» WHAT IS NEEDED
Quote the data exactly, first line to the line containing "import seaborn as sns", with no pictures.

» DATA LINES
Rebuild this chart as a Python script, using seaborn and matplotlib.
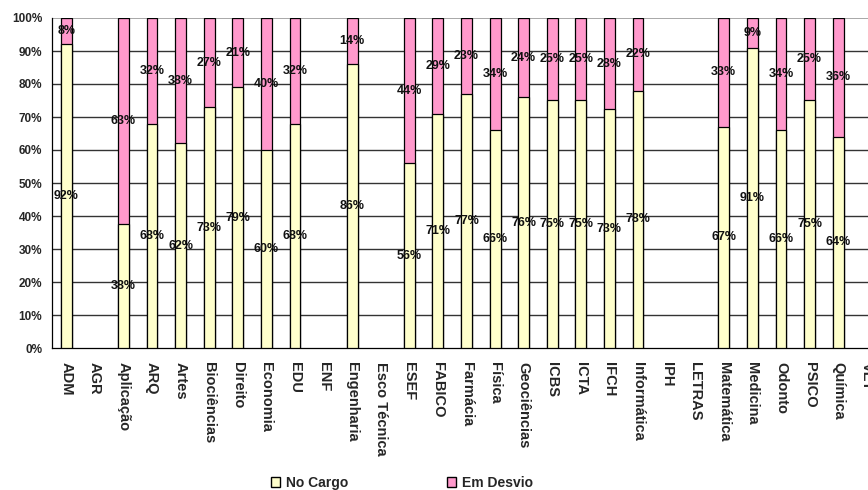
import numpy as np
import pandas as pd
import matplotlib
matplotlib.use("Agg")
import matplotlib.pyplot as plt
from matplotlib.patches import Patch
import seaborn as sns

# Units and their share of staff working in their own post vs. in deviation (%)
unidades = ["ADM", "AGR", "Aplicação", "ARQ", "Artes", "Biociências", "Direito",
            "Economia", "EDU", "ENF", "Engenharia", "Esco Técnica", "ESEF", "FABICO",
            "Farmácia", "Física", "Geociências", "ICBS", "ICTA", "IFCH", "Informática",
            "IPH", "LETRAS", "Matemática", "Medicina", "Odonto", "PSICO", "Química", "VET"]
no_cargo = [92, np.nan, 38, 68, 62, 73, 79, 60, 68, np.nan, 86, np.nan, 56, 71,
            77, 66, 76, 75, 75, 73, 78, np.nan, np.nan, 67, 91, 66, 75, 64, np.nan]
em_desvio = [8, np.nan, 63, 32, 38, 27, 21, 40, 32, np.nan, 14, np.nan, 44, 29,
             23, 34, 24, 25, 25, 28, 22, np.nan, np.nan, 33, 9, 34, 25, 36, np.nan]

COR_CARGO = "#FFFFCC"
COR_DESVIO = "#FF99CC"

df = pd.DataFrame({"unidade": unidades, "no_cargo": no_cargo, "em_desvio": em_desvio})
total = df["no_cargo"] + df["em_desvio"]
# 100% stacked: each bar is normalised to its own total (empty units stay empty)
df["base"] = df["no_cargo"] / total * 100
df["topo"] = total / total * 100

sns.set_style("white")
plt.rcParams["font.family"] = ["Liberation Sans", "DejaVu Sans"]
plt.rcParams["font.weight"] = "bold"

fig = plt.figure(figsize=(8.68, 4.90), dpi=100)
ax = fig.add_axes([52 / 868, 142 / 490, 829 / 868, 330 / 490])

largura = 0.38
sns.barplot(data=df, x="unidade", y="topo", order=unidades, color=COR_DESVIO,
            width=largura, edgecolor="black", linewidth=0.9, ax=ax, zorder=3,
            saturation=1)
sns.barplot(data=df, x="unidade", y="base", order=unidades, color=COR_CARGO,
            width=largura, edgecolor="black", linewidth=0.9, ax=ax, zorder=4,
            saturation=1)

# value labels centred on each segment
for i, (nc, ed, b) in enumerate(zip(df["no_cargo"], df["em_desvio"], df["base"])):
    if np.isnan(nc):
        continue
    ax.text(i, b / 2, f"{nc:.0f}%", ha="center", va="center", fontsize=9,
            fontweight="bold", color="#111111", zorder=6)
    ax.text(i, b + (100 - b) / 2, f"{ed:.0f}%", ha="center", va="center",
            fontsize=9, fontweight="bold", color="#111111", zorder=6)

ax.set_xlim(-0.5, len(unidades) - 0.5)
ax.set_ylim(0, 100)
ax.set_yticks(np.arange(0, 101, 10))
ax.set_yticklabels([f"{v}%" for v in range(0, 101, 10)], fontsize=8.5, fontweight="bold")
ax.set_xticks(range(len(unidades)))
ax.set_xticklabels(unidades, rotation=270, fontsize=10.5, fontweight="bold")
ax.set_xticks(np.arange(-0.5, len(unidades), 1), minor=True)
ax.tick_params(axis="x", which="major", length=0, pad=10)
ax.tick_params(axis="x", which="minor", length=4, width=0.9, color="black", direction="out")
ax.tick_params(axis="y", length=4, width=0.9, color="black", direction="out", pad=3)
ax.set_xlabel("")
ax.set_ylabel("")

for v in range(10, 100, 10):
    ax.axhline(v, color="#333333", linewidth=1.0, zorder=1)
ax.axhline(100, color="#999999", linewidth=1.2, zorder=1)

for s in ["top", "right"]:
    ax.spines[s].set_visible(False)
for s in ["left", "bottom"]:
    ax.spines[s].set_color("black")
    ax.spines[s].set_linewidth(0.9)

handles = [Patch(facecolor=COR_CARGO, edgecolor="black", label="No Cargo"),
           Patch(facecolor=COR_DESVIO, edgecolor="black", label="Em Desvio")]
fig.legend(handles=handles, loc="center", bbox_to_anchor=(402 / 868, 1 - 483 / 490),
           ncol=2, frameon=False, handlelength=0.65, handleheight=0.65,
           handletextpad=0.45, columnspacing=7.1, prop={"weight": "bold", "size": 10})

fig.savefig("out.png", dpi=100)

» OUTPUT FOR THIS TASK
Rebuild this chart as a Python script, using seaborn and matplotlib.
import numpy as np
import pandas as pd
import matplotlib
matplotlib.use("Agg")
import matplotlib.pyplot as plt
from matplotlib.patches import Patch
import seaborn as sns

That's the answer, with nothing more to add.